When our children do something hurtful to us or to others, there is nothing growthful for them to learn if we hurt them back.

But – if we empathise, we build empathy.

If we show compassion, we build compassion.

If we stay connected, we can lead and teach.

If we stay curious, we learn.

If we stay calm, we show them we can handle all versions of them, and that we are safe to listen to and turn to, always.

Understandably, many adults might be wed to the idea that young people will only learn to do better by having consequences that hurt. This might include punishment, disconnected consequences, or anything that separates physically (time-out) or emotionally (shame, shouty voices, angry faces).

It’s what we were told to do for decades by ‘experts’ and people in the know. But now we can all know better.

It’s also a leftover from the way we were parented. Our childhood experience with these responses means they might feel familiar, but this doesn’t make them ‘right’.

We’ve also been seduced by the way they seem to work. If you punish or separate a child from you, you will get a quiet child back. But a quiet child doesn’t mean a calm child.

Unless their body and brain are truly calm, we don’t have access to the part of the brain necessary for learning.

We also risk our connection, and we can’t lead them if they aren’t connected. They’re no different to us. We’re more likely to take guidance from, and turn to, people we know will be open to us and who make us feel loved no matter what.

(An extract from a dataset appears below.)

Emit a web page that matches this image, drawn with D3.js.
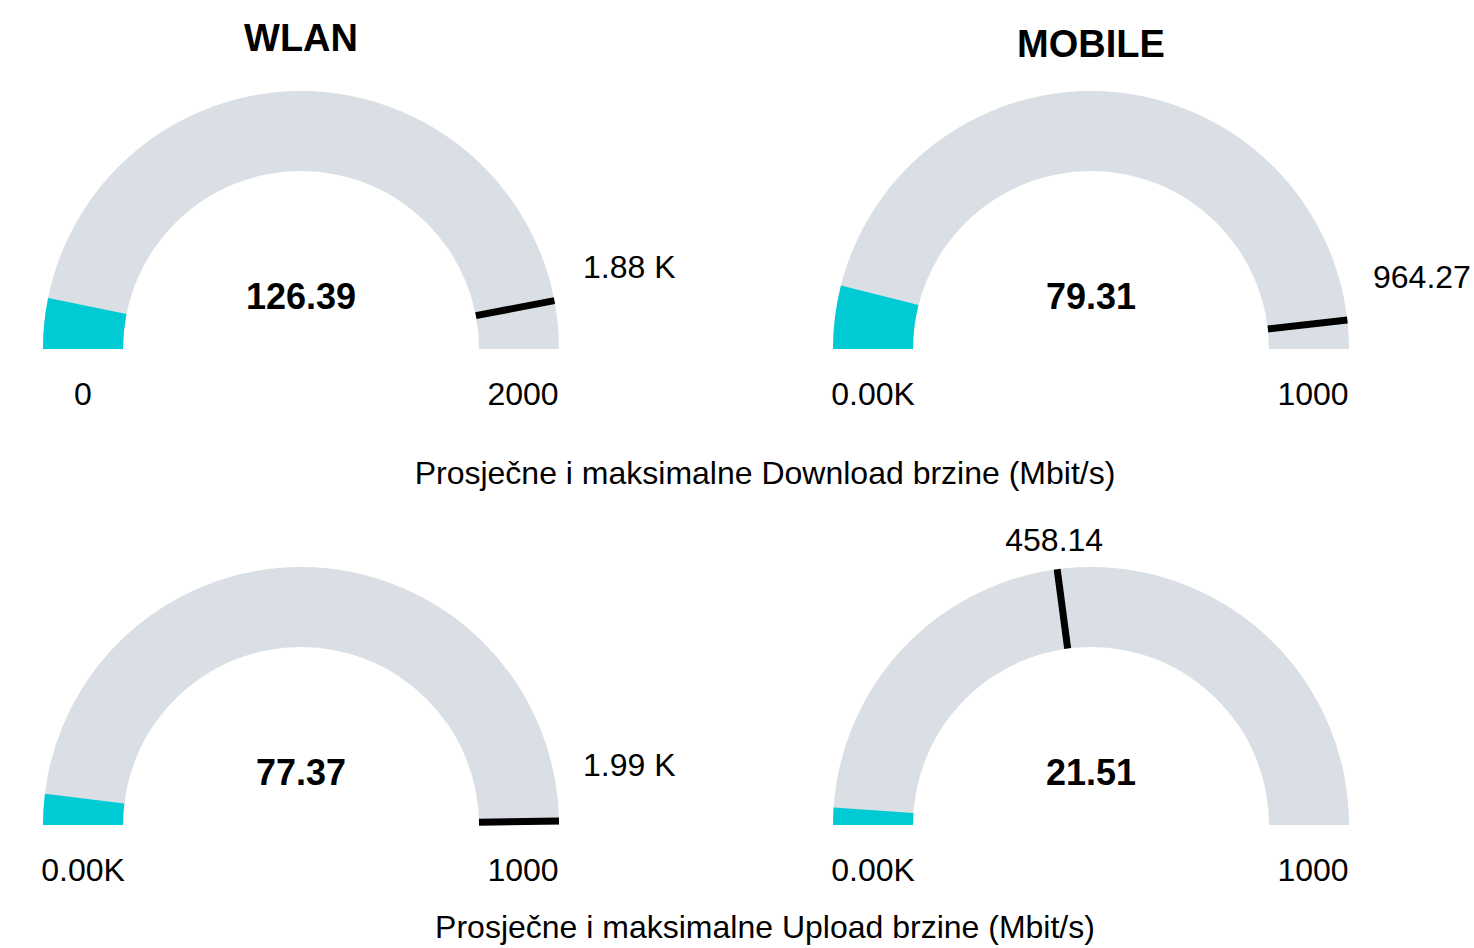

They might tell us what we’ve done isn’t okay, but they’ll do it lovingly.

We can love and lead at the same time. In fact, it’s the only way if we want them to turn to us instead of the secretive or the forbidden.

So what does that look like?

During the storm it looks like holding the boundary AND attending to relationship. Then after the storm, separating them from their behaviour. 

During: ‘It’s okay to be angry at me (relationship). It’s not okay to use those words (boundary). I want to understand what you need (r) but I won’t listen while you’re yelling (b). I’m right here (r). Do you want me to stay or do you want space?’

After: ‘You’re such a great kid (them). I know you know that wasn’t okay (their behaviour). What can you do to put things right? Do you need my help?’ Then, ‘What might you do differently next time you feel angry/ upset/ frustrated?’ (Tie the response to the feeling.) Or, ‘What might you do next time this happens? (Tie the response to the situation.)

Separating them from their behaviour is vital to ensuring they grow to be healthy, happy, vibrant adults. Children will take their experiences and how they feel and make them part of their identity.

This is where the ideas behind traditional disciplines fall down terribly. The whole point of traditional responses such as time out, shame, or punishment has been to make children feel bad so that they would do better. We now know that it just doesn’t work that way. The more children feel bad, the more likely they are to make this part of who they are. ‘I feel bad’ becomes ‘I am bad’. The risk is that ultimately, if children feel bad enough, enough times, they will lean into the bravado of bad – the ‘badass-ness’ of being bad. 

Of course as hard as we might try to stay loving and connected, some days it won’t always go this way, and that’s okay. We’re human, with human hearts that feel big and human brains that step out at inconvenient times. Repair the rupture as soon as you can, and know there is also learning for them in our humility, imperfection, and our willingness to own our behaviour.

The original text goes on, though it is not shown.